Hilafetin en son merlezi İstanbul idi, bayrağı İstanbul’da düşmüştü, henüz ayağa kalkmış değil.
İnsanımızda “bayrak düştüğü yerden kalkar” şeklinde bir inanç veya en azından bir söylem vardır. Siz buna bir de “yiğit düştüğü yerden kalkar” sözünü eklediğinizde meselenin moral, motivasyon ve azimle alakalı olduğunu anlarsınız.
Elbette bayrağın düştüğü yerde insanların ümitsizliğe kapılmaması, bayrağı yeniden dikmek için bir çaba içine girmeleri takdire şayan bir şeydir.
Hem İstanbul hilafetin düşmesine rağmen stratejik önemini korumakta, hilafet dönemindeki hinterlandına hitap etmektedir. Bir Müslüman olarak sancağın buradan ayağa kalkmasını elbette isteriz.
Fakat bunun alternatifsiz olduğunu zannetmek, haşa Allah’ın buna mecbur olduğu zehabına kapılmak, bunu hamasi ve ırki duyguların üzerine bina etmek hiç de iyi bir düşünce değildir.
Hatta geriye dönüp baktığımızda işin pek de öyle olmadığını görüyoruz.
Hilafet Medine-i Münevvere’den çıktıktan sonra bir daha oraya geri dönmemiştir. Şam’dan çıktıktan sonra da aynı şekilde Şam’a geri dönmemiştir.
Bağdat’ta yere düşen Hilafet sancağı da bir daha Bağdat’ta yükselmemiştir.
Siz buna başta Afrika ve Endülüs olmak üzere daha sonraki hilafete sancaktarlık yapmış şehirleri de ekleyebilirsiniz.

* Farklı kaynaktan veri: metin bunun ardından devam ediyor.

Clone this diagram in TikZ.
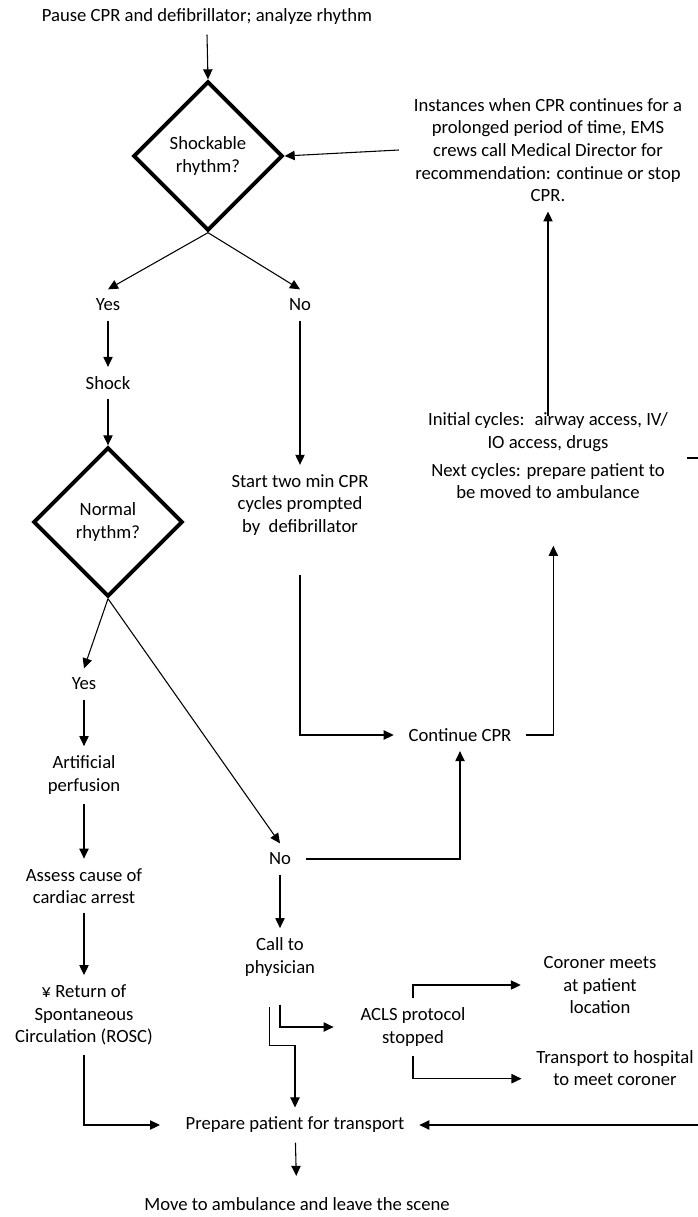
\documentclass[tikz,border=0pt]{standalone}
\usepackage{fontspec}
\setmainfont{Carlito}
\usetikzlibrary{arrows.meta,shapes.geometric}

\begin{document}
\begin{tikzpicture}[x=0.75pt, y=-0.75pt,
  every node/.style={font=\fontsize{14}{17}\selectfont},
  txt/.style={align=center, inner xsep=11pt, inner ysep=7pt},
  decision/.style={diamond, draw, line width=3pt, aspect=1, inner sep=0pt,
    minimum width=112pt, minimum height=112pt, align=center},
  arr/.style={-{Triangle[length=7.5pt,width=7pt]}, line width=0.8pt}]
  \useasboundingbox (0,0) rectangle (698,1217);

  % rhythm check
  \node[txt] (pause) at (207,17) {Pause CPR and defibrillator; analyze rhythm};
  \node[decision] (shockable) at (208,156) {Shockable\\rhythm?};
  \node[txt] (director) at (548,150) {Instances when CPR continues for a\\prolonged period of time, EMS\\crews call Medical Director for\\recommendation: continue or stop\\CPR.};
  \node[txt] (yesA) at (108,305) {Yes};
  \node[txt] (noA) at (300,305) {No};
  \node[txt] (shock) at (108,383) {Shock};
  \node[decision] (normal) at (108,522) {Normal\\rhythm?};
  \node[txt] (cycles) at (300,505) {Start two min CPR\\cycles prompted\\by \ defibrillator};

  % CPR loop
  \node[txt] (initial) at (548,432) {Initial cycles: \ airway access, IV/\\IO access, drugs};
  \node[txt] (next) at (548,481) {Next cycles: prepare patient to\\be moved to ambulance};
  \node[txt] (continue) at (460,735) {Continue CPR};

  % after the shock
  \node[txt] (yesB) at (84,684) {Yes};
  \node[txt] (perfusion) at (84,775) {Artificial\\perfusion};
  \node[txt] (assess) at (84,886) {Assess cause of\\cardiac arrest};
  \node[txt] (rosc) at (84,1015) {¥ Return of\\Spontaneous\\Circulation (ROSC)};
  \node[txt] (noB) at (280,859) {No};
  \node[txt] (physician) at (280,957) {Call to\\physician};
  \node[txt] (acls) at (413,1027) {ACLS protocol\\stopped};
  \node[txt] (coroner) at (600,985) {Coroner meets\\at patient\\location};
  \node[txt] (hospital) at (615,1068) {Transport to hospital\\to meet coroner};
  \node[txt] (prepare) at (295,1125) {Prepare patient for transport};
  \node[txt] (leave) at (297,1204) {Move to ambulance and leave the scene};
  \coordinate (offA) at (687,458);
  \coordinate (offB) at (698,458);
  \coordinate (offC) at (698,1125);

  \draw[arr] (pause.south) -- (shockable.north);
  \draw[arr] (director.west) -- (shockable.east);
  \draw[arr] (shockable.south) -- (yesA.north);
  \draw[arr] (shockable.south) -- (noA.north);
  \draw[arr] (yesA) -- (shock);
  \draw[arr] (shock) -- (normal);
  \draw[arr] (noA) -- (cycles);
  \draw[arr, shorten <=22pt] (cycles.south) |- (continue.west);
  \draw[arr, shorten >=28pt] (continue.east) -| ([xshift=4pt]next.south);
  \draw[arr, shorten <=-10pt] (initial.north) -- (director.south);
  \draw[arr] (noB.east) -| (continue.south);

  \draw[arr] (normal.south) -- (yesB.north);
  \draw[arr] (normal.south) -- (noB.north);
  \draw[arr] (yesB) -- (perfusion);
  \draw[arr] (perfusion) -- (assess);
  \draw[arr] (assess) -- (rosc);
  \draw[arr, shorten >=8pt] (rosc.south) |- (prepare.west);
  \draw[arr] (noB) -- (physician);
  \draw[arr, shorten <=14pt, shorten >=9pt] (physician.south) |- (acls.west);
  \draw[arr, shorten <=16pt] ([xshift=-8pt]physician.south) -- ++(0,60) -| (prepare.north);
  \draw[arr, shorten >=6pt] (acls.north) |- (coroner.west);
  \draw[arr] (acls.south) |- ([yshift=-8pt]hospital.west);
  \draw[arr] (offC) -- (prepare.east);
  \draw[arr, shorten >=9pt] (prepare) -- (leave);
  \draw[line width=0.8pt] (offA) -- (offB);
\end{tikzpicture}
\end{document}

Onlardan hiçbirisinde hilafet sancağı ayağa kalkmamıştır.
İstanbul’u yeryüzünde İslam’ın sancağının yeniden dikildiği merkez haline getirmek için çırpınmak elbette güzel bir şeydir, Allah Teala bu çalışmaları elbette zayi etmeyecektir. Hem bir şey tamamen elde edilemezse tamamen de terk edilemez.
Fakat ben size çok önemli bir şey söyleyeyim; bir millet putunu kırıp yakarak küllerini denize savurmadığı müddetçe Allah o milletle asla barışmaz.